Der frühere OB Fritz Kuhn (Grüne) im Juli 2015 bei der Stuttgarter CSD-Demo. Foto: 7 aktuell
Bis der Paragraf 175 abgeschafft wurde, die Ehe für alle kam und Bundespräsident Frank-Walter Steinmeier Homosexuelle öffentlich um Vergebung bat, mussten viele Menschen auf die Straße gehen. Lange dauerte es, bis ein Oberbürgermeister von Stuttgart beim CSD mitfuhr: Es war Fritz Kuhn (Grüne), den man 2015 auf dem Wagen seiner Partei sah. Sein Nachfolger Frank Nopper (CDU) lehnte die Teilnahme zuerst ab, ist in diesem Jahr aber erstmals auf dem Truck des VfB dabei. Von CSD zu CSD ist die Zahl der Formationen immer weiter angestiegen. Im Jahr 2024 sind es mehr als 150 – mehr als je zuvor.
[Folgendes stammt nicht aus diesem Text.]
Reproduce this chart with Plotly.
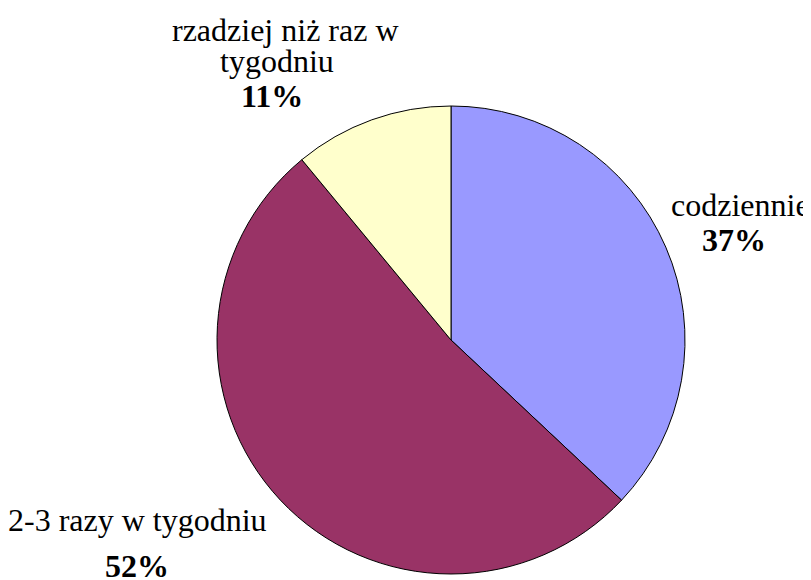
import plotly.graph_objects as go

labels = ["codziennie", "2-3 razy w tygodniu", "rzadziej niż raz w tygodniu"]
values = [37, 52, 11]
colors = ["#9999FF", "#993366", "#FFFFCC"]

W, H = 811, 580

fig = go.Figure(go.Pie(
    labels=labels,
    values=values,
    sort=False,
    direction="clockwise",
    rotation=0,
    textinfo="none",
    hoverinfo="label+percent",
    marker=dict(colors=colors, line=dict(color="black", width=1)),
    domain=dict(x=[209 / W, 677 / W], y=[14 / H, 482 / H]),
    showlegend=False,
))

font = dict(family="Liberation Serif, Times New Roman, serif", size=32, color="black")


def etykieta(tekst, px, py):
    # px, py w pikselach od lewego górnego rogu
    fig.add_annotation(x=px / W, y=1 - py / H, text=tekst, showarrow=False, font=font,
                       xref="paper", yref="paper", xanchor="center", yanchor="middle")


etykieta("rzadziej niż raz w", 277, 22)
etykieta("tygodniu", 269, 53)
etykieta("<b>11%</b>", 264, 88)
etykieta("codziennie", 732, 197)
etykieta("<b>37%</b>", 726, 232)
etykieta("2-3 razy w tygodniu", 129, 512)
etykieta("<b>52%</b>", 129, 558)

fig.update_layout(width=W, height=H, margin=dict(l=0, r=0, t=0, b=0),
                  paper_bgcolor="white", plot_bgcolor="white")

fig.write_html("out.html")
Motto für die Pride 2024: „Vielfalt leben – jetzt erst recht“
Bei aller Partystimmung – es geht vor allem um Politik. Die Veranstalter befürchten, dass sich die Gesellschaft „zurückbewegt“, weil sich die Fälle von Hasskriminalität gegen queere Menschen in Deutschland häuften, auch in Stuttgart und in der Region. Deshalb sei es wichtig, die Rechte der LGBTIQ-Gemeinschaft zu stärken und gemeinsam mit Heterosexuellen für das Pride-Motto zu werben: „Vielfalt leben – jetzt erst recht.“ Die Botschaft also lautet: Wir sind eins – und alle dürfen so sein, wie sie sind.